__DATA EXCERPT__.
::::

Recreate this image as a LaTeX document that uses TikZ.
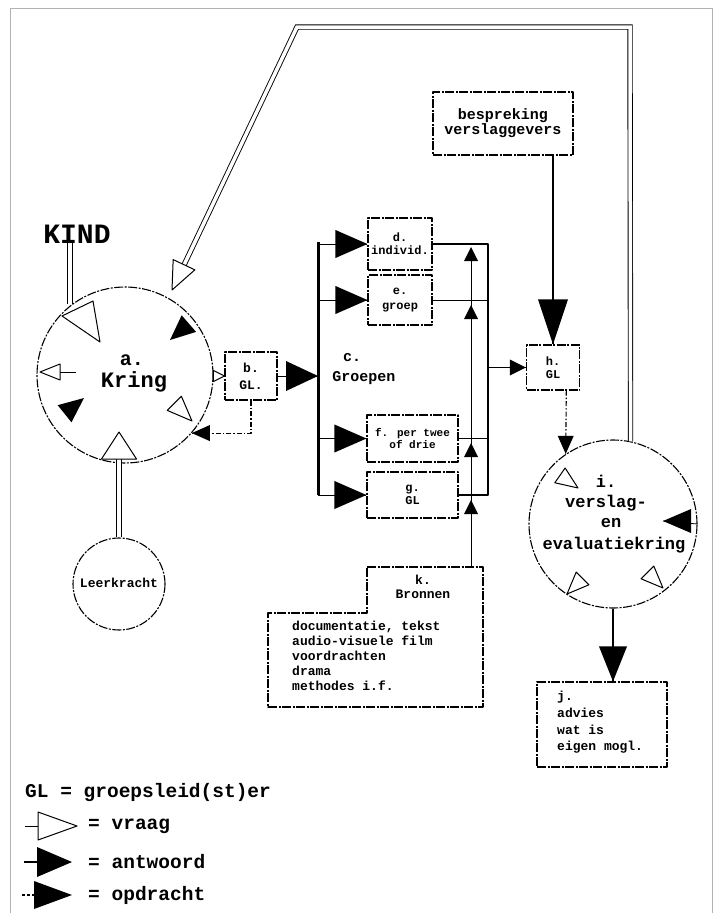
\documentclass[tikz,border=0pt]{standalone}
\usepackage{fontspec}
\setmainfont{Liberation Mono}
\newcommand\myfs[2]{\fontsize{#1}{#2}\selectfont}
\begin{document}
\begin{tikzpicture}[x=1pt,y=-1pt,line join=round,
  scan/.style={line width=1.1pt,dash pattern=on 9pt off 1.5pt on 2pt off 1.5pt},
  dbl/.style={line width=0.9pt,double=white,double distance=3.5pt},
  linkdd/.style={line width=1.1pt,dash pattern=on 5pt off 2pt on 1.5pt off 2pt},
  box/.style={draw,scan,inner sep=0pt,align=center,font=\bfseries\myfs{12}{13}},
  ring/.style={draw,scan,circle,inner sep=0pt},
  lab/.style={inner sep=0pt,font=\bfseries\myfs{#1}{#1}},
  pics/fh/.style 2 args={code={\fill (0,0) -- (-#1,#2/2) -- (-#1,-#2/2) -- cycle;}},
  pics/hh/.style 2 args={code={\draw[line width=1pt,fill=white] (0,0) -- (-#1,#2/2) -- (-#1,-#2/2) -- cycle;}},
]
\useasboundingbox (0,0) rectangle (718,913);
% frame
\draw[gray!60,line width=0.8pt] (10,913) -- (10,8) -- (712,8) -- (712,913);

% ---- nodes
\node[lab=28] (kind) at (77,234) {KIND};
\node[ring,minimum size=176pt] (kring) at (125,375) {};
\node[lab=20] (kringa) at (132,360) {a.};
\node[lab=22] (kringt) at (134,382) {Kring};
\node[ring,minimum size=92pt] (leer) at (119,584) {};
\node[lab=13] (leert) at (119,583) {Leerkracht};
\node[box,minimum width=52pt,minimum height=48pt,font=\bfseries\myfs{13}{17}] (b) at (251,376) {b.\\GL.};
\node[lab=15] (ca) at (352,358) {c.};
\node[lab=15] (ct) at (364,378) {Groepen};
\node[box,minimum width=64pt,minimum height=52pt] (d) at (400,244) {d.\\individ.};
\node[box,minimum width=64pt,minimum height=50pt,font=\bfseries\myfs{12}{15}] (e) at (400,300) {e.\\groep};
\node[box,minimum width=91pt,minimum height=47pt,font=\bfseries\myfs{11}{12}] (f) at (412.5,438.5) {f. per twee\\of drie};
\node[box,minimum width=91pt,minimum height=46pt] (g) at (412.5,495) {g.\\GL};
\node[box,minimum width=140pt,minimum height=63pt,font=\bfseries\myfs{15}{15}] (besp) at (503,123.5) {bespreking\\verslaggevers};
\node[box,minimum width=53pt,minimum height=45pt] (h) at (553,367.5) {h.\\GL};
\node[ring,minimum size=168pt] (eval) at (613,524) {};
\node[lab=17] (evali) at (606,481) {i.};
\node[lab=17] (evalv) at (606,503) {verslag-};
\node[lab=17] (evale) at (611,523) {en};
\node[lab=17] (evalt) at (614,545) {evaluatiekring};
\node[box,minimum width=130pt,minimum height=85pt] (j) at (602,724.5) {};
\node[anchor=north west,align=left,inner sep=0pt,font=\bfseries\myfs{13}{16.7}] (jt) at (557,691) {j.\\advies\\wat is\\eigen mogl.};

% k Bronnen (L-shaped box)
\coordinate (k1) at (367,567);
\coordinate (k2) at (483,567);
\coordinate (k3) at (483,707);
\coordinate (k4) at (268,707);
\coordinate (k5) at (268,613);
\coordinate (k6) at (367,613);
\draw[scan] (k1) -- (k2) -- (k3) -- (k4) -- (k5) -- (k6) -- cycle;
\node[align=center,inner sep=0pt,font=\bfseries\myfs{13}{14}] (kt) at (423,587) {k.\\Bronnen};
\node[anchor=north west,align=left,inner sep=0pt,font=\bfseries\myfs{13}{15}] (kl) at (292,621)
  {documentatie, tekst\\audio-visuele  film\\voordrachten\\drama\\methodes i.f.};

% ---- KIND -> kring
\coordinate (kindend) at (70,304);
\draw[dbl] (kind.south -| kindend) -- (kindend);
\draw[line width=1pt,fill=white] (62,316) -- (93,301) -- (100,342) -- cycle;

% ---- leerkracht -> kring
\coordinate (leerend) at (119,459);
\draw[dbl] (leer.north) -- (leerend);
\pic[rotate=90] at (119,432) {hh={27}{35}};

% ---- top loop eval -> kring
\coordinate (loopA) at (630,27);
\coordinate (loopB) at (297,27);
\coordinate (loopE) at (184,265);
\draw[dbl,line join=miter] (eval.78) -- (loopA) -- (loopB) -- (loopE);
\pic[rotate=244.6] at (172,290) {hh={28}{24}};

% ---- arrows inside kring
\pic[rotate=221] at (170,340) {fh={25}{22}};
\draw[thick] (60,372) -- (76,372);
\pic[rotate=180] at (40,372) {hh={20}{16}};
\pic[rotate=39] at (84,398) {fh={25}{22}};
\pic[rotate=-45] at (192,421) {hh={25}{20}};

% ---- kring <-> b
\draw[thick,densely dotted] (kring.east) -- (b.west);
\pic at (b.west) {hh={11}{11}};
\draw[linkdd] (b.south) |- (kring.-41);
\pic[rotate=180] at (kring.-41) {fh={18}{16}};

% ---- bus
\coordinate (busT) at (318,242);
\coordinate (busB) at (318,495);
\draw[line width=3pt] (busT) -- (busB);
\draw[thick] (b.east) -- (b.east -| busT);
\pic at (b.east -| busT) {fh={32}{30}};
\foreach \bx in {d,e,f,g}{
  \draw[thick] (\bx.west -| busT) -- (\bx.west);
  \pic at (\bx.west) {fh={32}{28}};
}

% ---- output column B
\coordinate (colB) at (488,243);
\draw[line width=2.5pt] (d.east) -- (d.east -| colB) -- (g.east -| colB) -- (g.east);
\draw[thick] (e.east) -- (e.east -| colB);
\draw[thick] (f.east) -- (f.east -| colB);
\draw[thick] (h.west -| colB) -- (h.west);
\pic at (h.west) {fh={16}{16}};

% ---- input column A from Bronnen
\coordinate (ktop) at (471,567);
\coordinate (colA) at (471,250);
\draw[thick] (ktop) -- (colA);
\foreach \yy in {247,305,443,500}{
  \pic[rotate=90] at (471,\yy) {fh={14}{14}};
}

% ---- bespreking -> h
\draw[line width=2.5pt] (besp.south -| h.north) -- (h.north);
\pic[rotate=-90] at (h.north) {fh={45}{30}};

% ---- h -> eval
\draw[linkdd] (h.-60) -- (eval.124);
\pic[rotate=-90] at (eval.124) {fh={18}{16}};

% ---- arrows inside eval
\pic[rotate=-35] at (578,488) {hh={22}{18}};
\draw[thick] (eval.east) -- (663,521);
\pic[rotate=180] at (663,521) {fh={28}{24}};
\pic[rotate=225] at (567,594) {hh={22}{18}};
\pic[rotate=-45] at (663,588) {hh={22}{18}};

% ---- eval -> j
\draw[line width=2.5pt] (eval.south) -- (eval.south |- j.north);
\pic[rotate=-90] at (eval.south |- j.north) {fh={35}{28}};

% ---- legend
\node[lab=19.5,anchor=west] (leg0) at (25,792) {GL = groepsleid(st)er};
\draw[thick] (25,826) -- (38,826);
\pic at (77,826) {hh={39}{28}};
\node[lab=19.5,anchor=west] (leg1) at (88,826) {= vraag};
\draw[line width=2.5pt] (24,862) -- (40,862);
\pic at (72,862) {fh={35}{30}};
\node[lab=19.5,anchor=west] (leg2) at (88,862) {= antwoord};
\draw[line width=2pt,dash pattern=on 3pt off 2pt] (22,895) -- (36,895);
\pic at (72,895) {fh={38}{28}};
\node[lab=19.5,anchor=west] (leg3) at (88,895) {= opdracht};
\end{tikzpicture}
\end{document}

::::

__THE REQUEST__. Using the material above, set down every line exactly, but skip the pictures.

__THE SOLUTION__.
Recreate this image as a LaTeX document that uses TikZ.
\documentclass[tikz,border=0pt]{standalone}
\usepackage{fontspec}
\setmainfont{Liberation Mono}
\newcommand\myfs[2]{\fontsize{#1}{#2}\selectfont}
\begin{document}
\begin{tikzpicture}[x=1pt,y=-1pt,line join=round,
  scan/.style={line width=1.1pt,dash pattern=on 9pt off 1.5pt on 2pt off 1.5pt},
  dbl/.style={line width=0.9pt,double=white,double distance=3.5pt},
  linkdd/.style={line width=1.1pt,dash pattern=on 5pt off 2pt on 1.5pt off 2pt},
  box/.style={draw,scan,inner sep=0pt,align=center,font=\bfseries\myfs{12}{13}},
  ring/.style={draw,scan,circle,inner sep=0pt},
  lab/.style={inner sep=0pt,font=\bfseries\myfs{#1}{#1}},
  pics/fh/.style 2 args={code={\fill (0,0) -- (-#1,#2/2) -- (-#1,-#2/2) -- cycle;}},
  pics/hh/.style 2 args={code={\draw[line width=1pt,fill=white] (0,0) -- (-#1,#2/2) -- (-#1,-#2/2) -- cycle;}},
]
\useasboundingbox (0,0) rectangle (718,913);
% frame
\draw[gray!60,line width=0.8pt] (10,913) -- (10,8) -- (712,8) -- (712,913);

% ---- nodes
\node[lab=28] (kind) at (77,234) {KIND};
\node[ring,minimum size=176pt] (kring) at (125,375) {};
\node[lab=20] (kringa) at (132,360) {a.};
\node[lab=22] (kringt) at (134,382) {Kring};
\node[ring,minimum size=92pt] (leer) at (119,584) {};
\node[lab=13] (leert) at (119,583) {Leerkracht};
\node[box,minimum width=52pt,minimum height=48pt,font=\bfseries\myfs{13}{17}] (b) at (251,376) {b.\\GL.};
\node[lab=15] (ca) at (352,358) {c.};
\node[lab=15] (ct) at (364,378) {Groepen};
\node[box,minimum width=64pt,minimum height=52pt] (d) at (400,244) {d.\\individ.};
\node[box,minimum width=64pt,minimum height=50pt,font=\bfseries\myfs{12}{15}] (e) at (400,300) {e.\\groep};
\node[box,minimum width=91pt,minimum height=47pt,font=\bfseries\myfs{11}{12}] (f) at (412.5,438.5) {f. per twee\\of drie};
\node[box,minimum width=91pt,minimum height=46pt] (g) at (412.5,495) {g.\\GL};
\node[box,minimum width=140pt,minimum height=63pt,font=\bfseries\myfs{15}{15}] (besp) at (503,123.5) {bespreking\\verslaggevers};
\node[box,minimum width=53pt,minimum height=45pt] (h) at (553,367.5) {h.\\GL};
\node[ring,minimum size=168pt] (eval) at (613,524) {};
\node[lab=17] (evali) at (606,481) {i.};
\node[lab=17] (evalv) at (606,503) {verslag-};
\node[lab=17] (evale) at (611,523) {en};
\node[lab=17] (evalt) at (614,545) {evaluatiekring};
\node[box,minimum width=130pt,minimum height=85pt] (j) at (602,724.5) {};
\node[anchor=north west,align=left,inner sep=0pt,font=\bfseries\myfs{13}{16.7}] (jt) at (557,691) {j.\\advies\\wat is\\eigen mogl.};

% k Bronnen (L-shaped box)
\coordinate (k1) at (367,567);
\coordinate (k2) at (483,567);
\coordinate (k3) at (483,707);
\coordinate (k4) at (268,707);
\coordinate (k5) at (268,613);
\coordinate (k6) at (367,613);
\draw[scan] (k1) -- (k2) -- (k3) -- (k4) -- (k5) -- (k6) -- cycle;
\node[align=center,inner sep=0pt,font=\bfseries\myfs{13}{14}] (kt) at (423,587) {k.\\Bronnen};
\node[anchor=north west,align=left,inner sep=0pt,font=\bfseries\myfs{13}{15}] (kl) at (292,621)
  {documentatie, tekst\\audio-visuele  film\\voordrachten\\drama\\methodes i.f.};

% ---- KIND -> kring
\coordinate (kindend) at (70,304);
\draw[dbl] (kind.south -| kindend) -- (kindend);
\draw[line width=1pt,fill=white] (62,316) -- (93,301) -- (100,342) -- cycle;

% ---- leerkracht -> kring
\coordinate (leerend) at (119,459);
\draw[dbl] (leer.north) -- (leerend);
\pic[rotate=90] at (119,432) {hh={27}{35}};

% ---- top loop eval -> kring
\coordinate (loopA) at (630,27);
\coordinate (loopB) at (297,27);
\coordinate (loopE) at (184,265);
\draw[dbl,line join=miter] (eval.78) -- (loopA) -- (loopB) -- (loopE);
\pic[rotate=244.6] at (172,290) {hh={28}{24}};

% ---- arrows inside kring
\pic[rotate=221] at (170,340) {fh={25}{22}};
\draw[thick] (60,372) -- (76,372);
\pic[rotate=180] at (40,372) {hh={20}{16}};
\pic[rotate=39] at (84,398) {fh={25}{22}};
\pic[rotate=-45] at (192,421) {hh={25}{20}};

% ---- kring <-> b
\draw[thick,densely dotted] (kring.east) -- (b.west);
\pic at (b.west) {hh={11}{11}};
\draw[linkdd] (b.south) |- (kring.-41);
\pic[rotate=180] at (kring.-41) {fh={18}{16}};

% ---- bus
\coordinate (busT) at (318,242);
\coordinate (busB) at (318,495);
\draw[line width=3pt] (busT) -- (busB);
\draw[thick] (b.east) -- (b.east -| busT);
\pic at (b.east -| busT) {fh={32}{30}};
\foreach \bx in {d,e,f,g}{
  \draw[thick] (\bx.west -| busT) -- (\bx.west);
  \pic at (\bx.west) {fh={32}{28}};
}

% ---- output column B
\coordinate (colB) at (488,243);
\draw[line width=2.5pt] (d.east) -- (d.east -| colB) -- (g.east -| colB) -- (g.east);
\draw[thick] (e.east) -- (e.east -| colB);
\draw[thick] (f.east) -- (f.east -| colB);
\draw[thick] (h.west -| colB) -- (h.west);
\pic at (h.west) {fh={16}{16}};

% ---- input column A from Bronnen
\coordinate (ktop) at (471,567);
\coordinate (colA) at (471,250);
\draw[thick] (ktop) -- (colA);
\foreach \yy in {247,305,443,500}{
  \pic[rotate=90] at (471,\yy) {fh={14}{14}};
}

% ---- bespreking -> h
\draw[line width=2.5pt] (besp.south -| h.north) -- (h.north);
\pic[rotate=-90] at (h.north) {fh={45}{30}};

% ---- h -> eval
\draw[linkdd] (h.-60) -- (eval.124);
\pic[rotate=-90] at (eval.124) {fh={18}{16}};

% ---- arrows inside eval
\pic[rotate=-35] at (578,488) {hh={22}{18}};
\draw[thick] (eval.east) -- (663,521);
\pic[rotate=180] at (663,521) {fh={28}{24}};
\pic[rotate=225] at (567,594) {hh={22}{18}};
\pic[rotate=-45] at (663,588) {hh={22}{18}};

% ---- eval -> j
\draw[line width=2.5pt] (eval.south) -- (eval.south |- j.north);
\pic[rotate=-90] at (eval.south |- j.north) {fh={35}{28}};

% ---- legend
\node[lab=19.5,anchor=west] (leg0) at (25,792) {GL = groepsleid(st)er};
\draw[thick] (25,826) -- (38,826);
\pic at (77,826) {hh={39}{28}};
\node[lab=19.5,anchor=west] (leg1) at (88,826) {= vraag};
\draw[line width=2.5pt] (24,862) -- (40,862);
\pic at (72,862) {fh={35}{30}};
\node[lab=19.5,anchor=west] (leg2) at (88,862) {= antwoord};
\draw[line width=2pt,dash pattern=on 3pt off 2pt] (22,895) -- (36,895);
\pic at (72,895) {fh={38}{28}};
\node[lab=19.5,anchor=west] (leg3) at (88,895) {= opdracht};
\end{tikzpicture}
\end{document}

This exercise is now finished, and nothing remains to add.